Culture and Heritage
Iceland’s history is visible in its landscape rather than in architecture. The Viking heritage is real (Iceland was settled by Norse in the ninth century), but most physical remnants are small. The geology is the actual story: you see how the island was built by volcanic activity, shaped by glaciation, and is still changing. Reykjavík’s museums (particularly the National Museum and Settlement Exhibition) provide context if you want background, but the landscape itself is the most compelling historical narrative.
Cuisine and Wine
Icelandic food has become genuinely interesting, partly because the isolation means chefs can’t import everything and partly because there’s a real commitment to working with what’s locally available.
Wine is limited (Iceland doesn’t produce wine commercially), but restaurants have thoughtful lists focusing on natural wines and interesting producers. The beer culture is strong, with local breweries producing serious work.
Nature and Adventure
Luxury in Iceland means access to extremes with added comfort. You can charter a helicopter to land beside a glacier, which sounds like expensive tourism but actually provides perspective on scale that you can’t get from driving. Private guides for ice cave exploration or glacier hiking let you move at your own pace and explore areas that bus groups don’t reach. Sailing into hidden fjords, particularly in the north and west, genuinely feels like exploration.
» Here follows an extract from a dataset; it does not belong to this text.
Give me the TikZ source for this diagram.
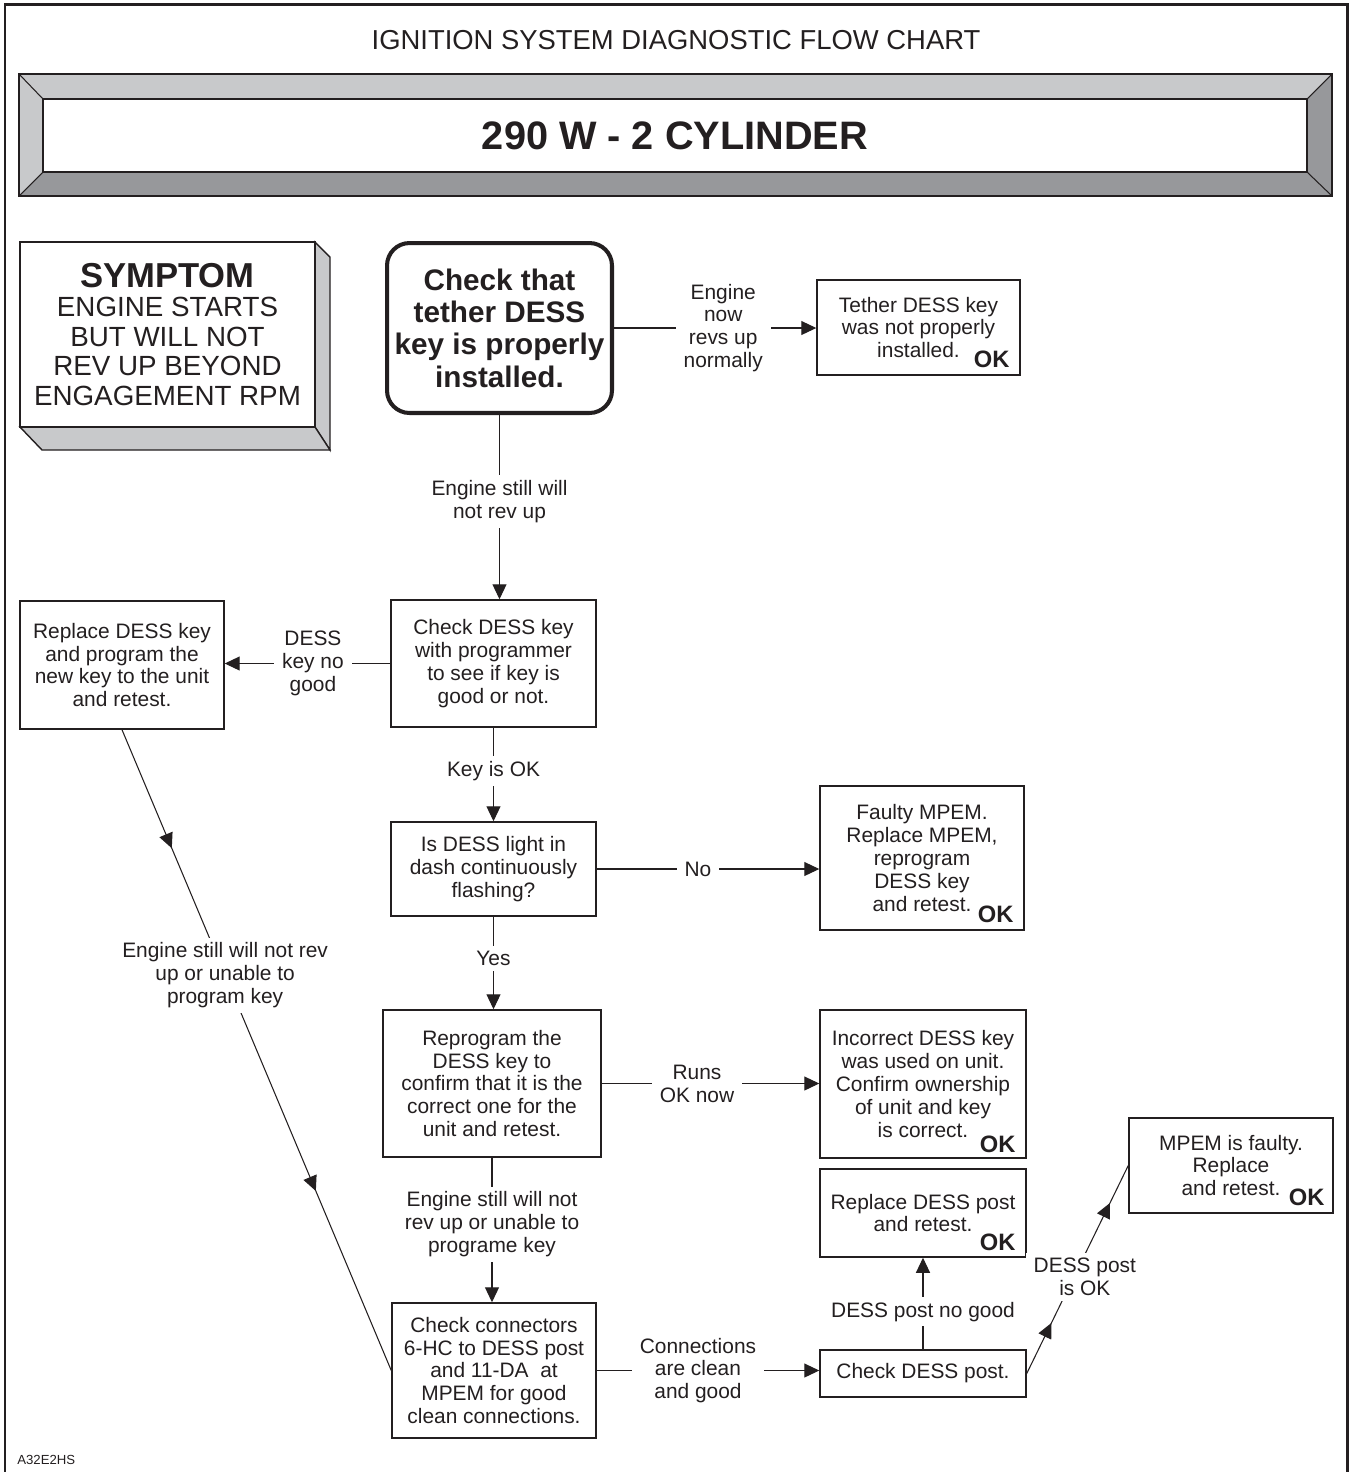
\documentclass[tikz,border=0pt]{standalone}
\usepackage{fontspec}
\setmainfont{Liberation Sans}
\usetikzlibrary{arrows.meta,decorations.markings}
\definecolor{ink}{HTML}{231F20}
\definecolor{bevlight}{HTML}{C8C9CB}
\definecolor{bevdark}{HTML}{97989B}
\begin{document}
\begin{tikzpicture}[x=0.02cm,y=-0.02cm,
  every node/.style={text=ink},
  body/.style={font=\fontsize{11.9}{13}\selectfont},
  stepbox/.style={draw=ink, line width=0.85pt, fill=white, body, align=center, inner sep=0pt},
  okmark/.style={font=\fontsize{13.5}{14}\selectfont\bfseries, inner sep=0pt, anchor=south east},
  link/.style={draw=ink, line width=0.6pt},
  tip/.style={-{Triangle[length=0.3cm,width=0.28cm]}},
  lbl/.style={body, fill=white, align=center, inner xsep=0.16cm, inner ysep=0.1cm},
  diagarrows/.style 2 args={postaction={decorate}, decoration={markings,
    mark=at position #1 with {\arrow{Triangle[length=0.3cm,width=0.28cm]}},
    mark=at position #2 with {\arrow{Triangle[length=0.3cm,width=0.28cm]}}}},
]
\useasboundingbox (0,0) rectangle (1355,1472);

% outer frame, open at the bottom
\draw[ink, line width=1.7pt] (5,1472) -- (5,4) -- (1347,4) -- (1347,1472);

% chart title
\node[font=\fontsize{15.6}{17}\selectfont, inner sep=0pt] (title) at (676,40) {IGNITION SYSTEM DIAGNOSTIC FLOW CHART};

% bevelled model banner
\fill[bevlight] (19,74) -- (1332,74) -- (1307,99) -- (43,99) -- cycle;
\fill[bevlight] (19,74) -- (43,99) -- (43,172) -- (19,196) -- cycle;
\fill[bevdark] (1332,74) -- (1332,196) -- (1307,172) -- (1307,99) -- cycle;
\fill[bevdark] (19,196) -- (43,172) -- (1307,172) -- (1332,196) -- cycle;
\draw[ink, line width=0.8pt] (19,74) rectangle (1332,196);
\draw[ink, line width=0.6pt] (19,74) -- (43,99) (1332,74) -- (1307,99)
  (19,196) -- (43,172) (1332,196) -- (1307,172);
\node[draw=ink, line width=0.8pt, fill=white, minimum width=25.28cm, minimum height=1.46cm, inner sep=0pt,
  font=\fontsize{22.6}{24}\selectfont\bfseries] (model) at (675,135.5) {290 W - 2 CYLINDER};

% symptom block with extruded sides
\filldraw[fill=bevlight, draw=ink, line width=0.8pt] (315,242) -- (330,257) -- (330,450) -- (315,427) -- cycle;
\filldraw[fill=bevlight, draw=ink, line width=0.8pt] (20,427) -- (42,450) -- (330,450) -- (315,427) -- cycle;
\node[draw=ink, line width=0.8pt, fill=white, minimum width=5.9cm, minimum height=3.7cm, inner sep=0pt,
  align=center, font=\fontsize{15.8}{16.8}\selectfont] (sym) at (167.5,334.5)
  {{\fontsize{19.7}{16.8}\selectfont\bfseries SYMPTOM}\\ENGINE STARTS\\BUT WILL NOT\\REV UP BEYOND\\ENGAGEMENT RPM};

% first check
\node[draw=ink, line width=2.3pt, rounded corners=0.45cm, minimum width=4.5cm, minimum height=3.4cm,
  inner sep=0pt, align=center, font=\fontsize{16.9}{18.4}\selectfont\bfseries] (rb) at (499.5,328)
  {Check that\\tether DESS\\key is properly\\installed.};

% process boxes
\node[stepbox, minimum width=4.06cm, minimum height=1.9cm] (teth) at (918.5,327.5)
  {Tether DESS key\\was not properly\\installed.};
\node[stepbox, minimum width=4.1cm, minimum height=2.54cm] (ck) at (493.5,663.5)
  {Check DESS key\\with programmer\\to see if key is\\good or not.};
\node[stepbox, minimum width=4.08cm, minimum height=2.56cm] (rep) at (122,665)
  {Replace DESS key\\and program the\\new key to the unit\\and retest.};
\node[stepbox, minimum width=4.1cm, minimum height=1.88cm] (light) at (493.5,869)
  {Is DESS light in\\dash continuously\\flashing?};
\node[stepbox, minimum width=4.08cm, minimum height=2.88cm] (faulty) at (922,858)
  {Faulty MPEM.\\Replace MPEM,\\reprogram\\DESS key\\and retest.};
\node[stepbox, minimum width=4.36cm, minimum height=2.94cm] (reprog) at (492,1083.5)
  {Reprogram the\\DESS key to\\confirm that it is the\\correct one for the\\unit and retest.};
\node[stepbox, minimum width=4.12cm, minimum height=2.96cm] (incorrect) at (923,1084)
  {Incorrect DESS key\\was used on unit.\\Confirm ownership\\of unit and key\\is correct.};
\node[stepbox, minimum width=4.12cm, minimum height=1.76cm] (rpost) at (923,1213)
  {Replace DESS post\\and retest.};
\node[stepbox, minimum width=4.12cm, minimum height=0.94cm] (post) at (923,1373.5)
  {Check DESS post.};
\node[stepbox, minimum width=4.08cm, minimum height=1.9cm] (mpem) at (1231,1165.5)
  {MPEM is faulty.\\Replace\\and retest.};
\node[stepbox, minimum width=4.08cm, minimum height=2.7cm] (conn) at (494,1370.5)
  {Check connectors\\6-HC to DESS post\\and 11-DA~~at\\MPEM for good\\clean connections.};

% OK marks
\node[okmark] (okA) at ([shift={(-11,-8)}]teth.south east) {OK};
\node[okmark] (okB) at ([shift={(-11,-8)}]faulty.south east) {OK};
\node[okmark] (okC) at ([shift={(-11,-6)}]incorrect.south east) {OK};
\node[okmark] (okD) at ([shift={(-11,-7)}]rpost.south east) {OK};
\node[okmark] (okE) at ([shift={(-9,-8)}]mpem.south east) {OK};

% connectors
\draw[link,tip] (rb.south) -- node[lbl,pos=0.47]{Engine still will\\not rev up} (rb.south |- ck.north);
\draw[link,tip] (rb.east) -- node[lbl,pos=0.54]{Engine\\now\\revs up\\normally} (rb.east -| teth.west);
\draw[link,tip] (ck.west) -- node[lbl,pos=0.467]{DESS\\key no\\good} (ck.west -| rep.east);
\draw[link,tip] (ck.south) -- node[lbl,pos=0.46]{Key is OK} (ck.south |- light.north);
\draw[link,tip] (light.east) -- node[lbl,pos=0.455]{No} (light.east -| faulty.west);
\draw[link,tip] (light.south) -- node[lbl,pos=0.45]{Yes} (light.south |- reprog.north);
\draw[link,tip] (reprog.east) -- node[lbl,pos=0.438]{Runs\\OK now} (reprog.east -| incorrect.west);
\draw[link,tip] (reprog.south) -- node[lbl,pos=0.46]{Engine still will not\\rev up or unable to\\programe key} (reprog.south |- conn.north);
\draw[link,tip] (conn.east) -- node[lbl,pos=0.455]{Connections\\are clean\\and good} (conn.east -| post.west);
\draw[link,tip] (post.north) -- node[lbl,pos=0.41]{DESS post no good} (rpost.south);
\draw[link, diagarrows={0.243}{0.82}] (post.east) -- node[lbl,pos=0.464,xshift=0.22cm]{DESS post\\is OK} (mpem.west);
\draw[link, diagarrows={0.185}{0.72}] (rep.south) -- node[lbl,pos=0.383]{Engine still will not rev\\up or unable to\\program key} (conn.west);

% drawing code
\node[font=\fontsize{7.5}{8}\selectfont, inner sep=0pt, anchor=base west] (code) at (17,1464) {A32E2HS};
\end{tikzpicture}
\end{document}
The Blue Lagoon is undeniably the iconic Icelandic experience, and it’s actually good despite the tourism. The water is genuinely warm (around 38-40 degrees Celsius), the mineral content is real, and sitting in steaming water while the landscape is dramatic is a legitimate experience. The issue is crowds, which is why private access times and smaller competing hot springs (like Sky Lagoon, which has ocean views) matter.